Two-thirds (66%) of financial service institutions experienced attacks targeting their “market strategies ... [in a way that] aligns with economic espionage and can be used to digitize insider trading and front-run the market,” according to a release on VMware’s fifth annual Modern Bank Heists report, released last week.
Once cyber-thieves get access to a financial network, the report found, they are not simply aiming to make fraudulent wire transfers or access capital. Instead, savvy cybercrime syndicates are collecting nonpublic market information, including earnings estimates, public offerings and “significant transactions” which underscore FSIs’ market strategies.

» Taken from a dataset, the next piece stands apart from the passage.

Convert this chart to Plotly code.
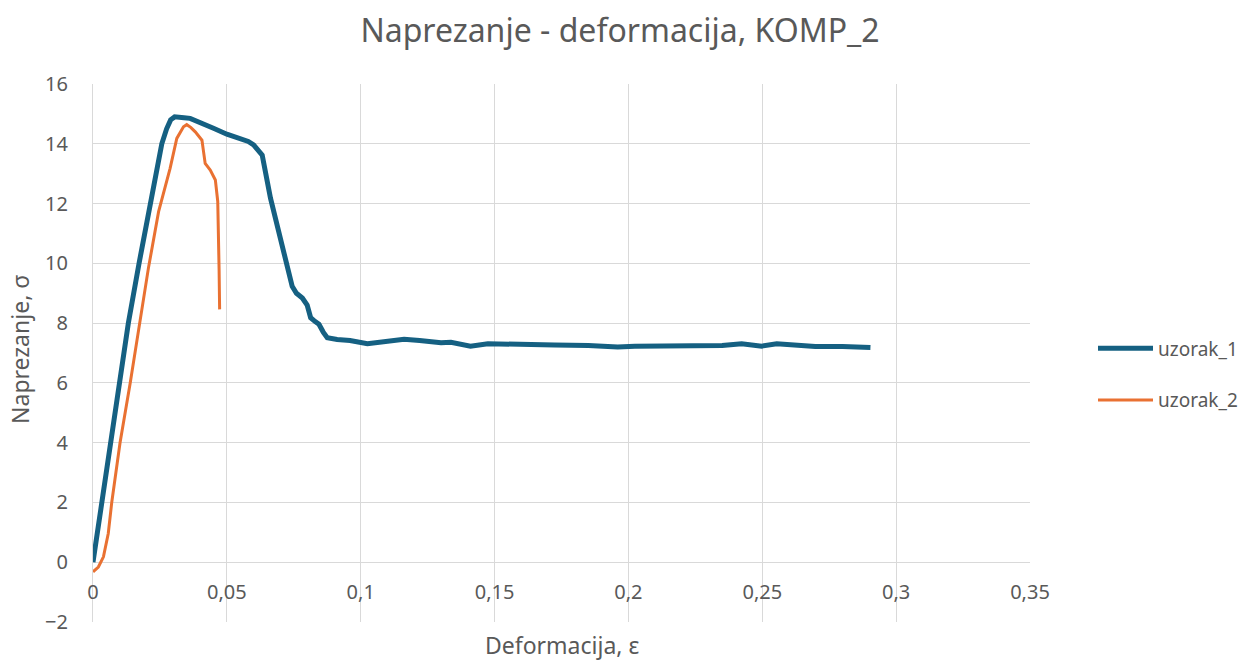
import plotly.graph_objects as go

# Uzorak 1: deformacija / naprezanje
eps1 = [0, 0.0033, 0.0066, 0.0099, 0.0132, 0.0172, 0.0215, 0.0257, 0.0275, 0.0290,
        0.0305, 0.0320, 0.0340, 0.0363, 0.0400, 0.0450, 0.0500, 0.0550, 0.0580, 0.0600,
        0.0615, 0.0632, 0.0663, 0.0694, 0.0725, 0.0744, 0.0760, 0.0782, 0.0800, 0.0813,
        0.0830, 0.0844, 0.0860, 0.0875, 0.0912, 0.0960, 0.1025, 0.1080, 0.1162, 0.1220,
        0.1300, 0.1337, 0.1410, 0.1475, 0.1674, 0.1724, 0.1850, 0.1960, 0.2024, 0.2199,
        0.2350, 0.2423, 0.2498, 0.2554, 0.2698, 0.2800, 0.2904]
sig1 = [0, 2, 4, 6, 8, 10, 12, 14, 14.5, 14.8,
        14.9, 14.9, 14.87, 14.85, 14.72, 14.52, 14.32, 14.18, 14.08, 13.96,
        13.8, 13.62, 12.18, 11.07, 9.84, 9.23, 9.0, 8.84, 8.6, 8.18,
        8.05, 7.96, 7.7, 7.51, 7.45, 7.42, 7.31, 7.36, 7.46, 7.42,
        7.34, 7.36, 7.23, 7.31, 7.31, 7.27, 7.25, 7.2, 7.23, 7.23,
        7.25, 7.31, 7.23, 7.31, 7.22, 7.22, 7.18]

# Uzorak 2: deformacija / naprezanje
eps2 = [0, 0.0020, 0.0039, 0.0057, 0.0070, 0.0101, 0.0139, 0.0173, 0.0207, 0.0245,
        0.0288, 0.0313, 0.0338, 0.0350, 0.0365, 0.0382, 0.0407, 0.0413, 0.0419, 0.0438,
        0.0457, 0.0466, 0.0469, 0.0471, 0.0473]
sig2 = [-0.32, -0.16, 0.18, 0.96, 2.0, 4, 6, 8, 9.84, 11.73,
        13.18, 14.18, 14.57, 14.64, 14.55, 14.4, 14.12, 13.73, 13.34, 13.12,
        12.79, 12.07, 10.96, 9.8, 8.46]

series_names = ["uzorak_1", "uzorak_2"]
series_colors = ["#156082", "#E97132"]

GRID = "#d9d9d9"
TXT = "#595959"
FONT = "Noto Sans"

fig = go.Figure()
fig.add_trace(go.Scatter(x=eps1, y=sig1, mode="lines", name=series_names[0],
                         legendgroup="a",
                         line=dict(color=series_colors[0], width=5)))
fig.add_trace(go.Scatter(x=eps2, y=sig2, mode="lines", name=series_names[1],
                         legendgroup="b",
                         line=dict(color=series_colors[1], width=3)))

L, R, T, B = 93, 229, 84, 40
W, H = 1259, 662
plot_w = W - L - R
plot_h = H - T - B
ymin, ymax = -2, 16
zero_pos = (0 - ymin) / (ymax - ymin)

fig.update_layout(
    width=W, height=H,
    margin=dict(l=L, r=R, t=T, b=B),
    paper_bgcolor="white", plot_bgcolor="white",
    separators=", ",
    font=dict(family=FONT, color=TXT, size=20),
    title=dict(text="Naprezanje - deformacija, KOMP_2", x=620 / W, xref="container",
               xanchor="center", y=1 - 31 / H, yref="container", yanchor="middle",
               font=dict(size=32, color=TXT, family=FONT)),
    xaxis=dict(range=[0, 0.35], dtick=0.05, tick0=0, showgrid=True, gridcolor=GRID,
               gridwidth=1, zeroline=False, showline=False, anchor="free",
               position=zero_pos, ticks="", ticklabelstandoff=16,
               tickfont=dict(size=20, color=TXT), tickformat=",.2~f"),
    yaxis=dict(range=[ymin, ymax], dtick=2, showgrid=True, gridcolor=GRID,
               gridwidth=1, zeroline=True, zerolinecolor=GRID, zerolinewidth=1,
               showline=True, linecolor=GRID, linewidth=1, ticks="",
               ticklabelstandoff=20, tickfont=dict(size=20, color=TXT)),
    legend=dict(x=(1093 - L) / plot_w, xanchor="left", y=0.46, yanchor="middle",
                font=dict(size=19, color=TXT), tracegroupgap=24, itemwidth=55,
                bgcolor="rgba(0,0,0,0)"),
    annotations=[
        dict(text="Deformacija, ε", xref="paper", yref="paper", x=0.5,
             y=-(645 - (H - B)) / plot_h, xanchor="center", yanchor="middle",
             showarrow=False, font=dict(size=23, color=TXT, family=FONT)),
        dict(text="Naprezanje, σ", xref="paper", yref="paper", x=-(L - 20) / plot_w,
             y=(H - B - 350) / plot_h, xanchor="center", yanchor="middle",
             textangle=-90, showarrow=False, font=dict(size=23, color=TXT, family=FONT)),
    ],
)

fig.write_html("out.html")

Moreover, cyber-robbers have become much more sneaky in their attacks, altering tell-tale aspects of data-access to their own advantage. The report was the result of an online survey of 130 financial industry CISOs worldwide — more than 2 out of 5 in North America (41%) — conducted in February 2022 aimed at “provid[ing] insight into the changing behavior of cybercriminal cartels and the defensive shift of the financial sector.”
Two-thirds of respondents had seen time stamps manipulated — a so-called Chronos attack, named for the Greek god of time — with 44% of such attacks targeting financial firms’ market positions, according to the report findings.
“From a kill-chain perspective, the surge in attacks against APIs, the manipulation of time stamps, and the surge in destructive attacks as a function of counter-incident response were all surprising and are certainly concerning,” said Tom Kellermann, head of cybersecurity strategy at VMware and author of the Modern Bank Heists report.
Similarly, 3 out of 5 financial service firm CISOs (60%) said their institutions experience a noticeable increase in “island hopping,” where the attackers launch a campaign aimed at a bank or credit union’s more vulnerable third-party providers in order to access the FSI’s network. Financial CISOs said this represented a 58% increase in island hopping in the past year, ushering in “a new era of conspiracy, where hijacking the digital transformation of a financial institution via island hopping to attack its constituents has become the ultimate attack outcome,” according to the VMware release.
“The Secret Service, in its investigative capacity to protect the nation's financial payment systems and financial infrastructure, has seen an evolution and increase in complex cyber-enabled fraud,” Jeremy Sheridan, former assistant director for the U.S. Secret Service, said in a prepared release.
Sheridan added that there are “a variety of reasons for the opportunities, motives, methods, and means related to criminal activity. At the forefront is the swelling profitability of these crimes which, of course, motivates criminal actors.”
And, with financial gain remaining a top motivation, roughly three-quarters of financial CISOs (74%) admitted that they had had at least one ransomware attack in the past 12 months, with 63% of those having paid the demanded ransom. Going forward, the lion’s share of respondents claimed that the situation with Russia presented a huge potential for politically and financially motivated attacks.
“The hijacking of banks’ infrastructure to launch attacks and the targeting of non-public market information are two notable trends that demonstrate the evolution of attacks on the financial sector in recent years,” said Kellermann.
Meanwhile, concerns over cryptocurrency security are also running high — 83% of financial CISOs surveyed claimed they are worried about how these crypto-exchanges might be targeted for attack in order to cash in.
Sheridan said in a release that the “proliferation of digital money payment systems has created a global, instantaneous and pseudo-anonymous means to facilitate their actions. All of these factors have facilitated the maturation of a cybercriminal ecosystem that has not been sufficiently suppressed.”
In response, the vast majority of financial institutions expect they will increase their budget by as much as 30% this year, with significant investment in extended detection and response (XDR), workload security and mobile security, the report found.
“Security has become top-of-mind for business leaders amid rising geopolitical tension, an increase in destructive attacks utilizing wipers and Remote Access Tools (RATs), and a record-breaking year of zero day exploits,” Kellermann said in an email response. “Financial institutions now understand that today’s attackers are moving from heist to hijack, from dwell to destruction, and leaving their mark on an extremely vulnerable sector. Collaboration between the cybersecurity community, government entities and the financial sector is paramount to combat these emerging, increasing threats.”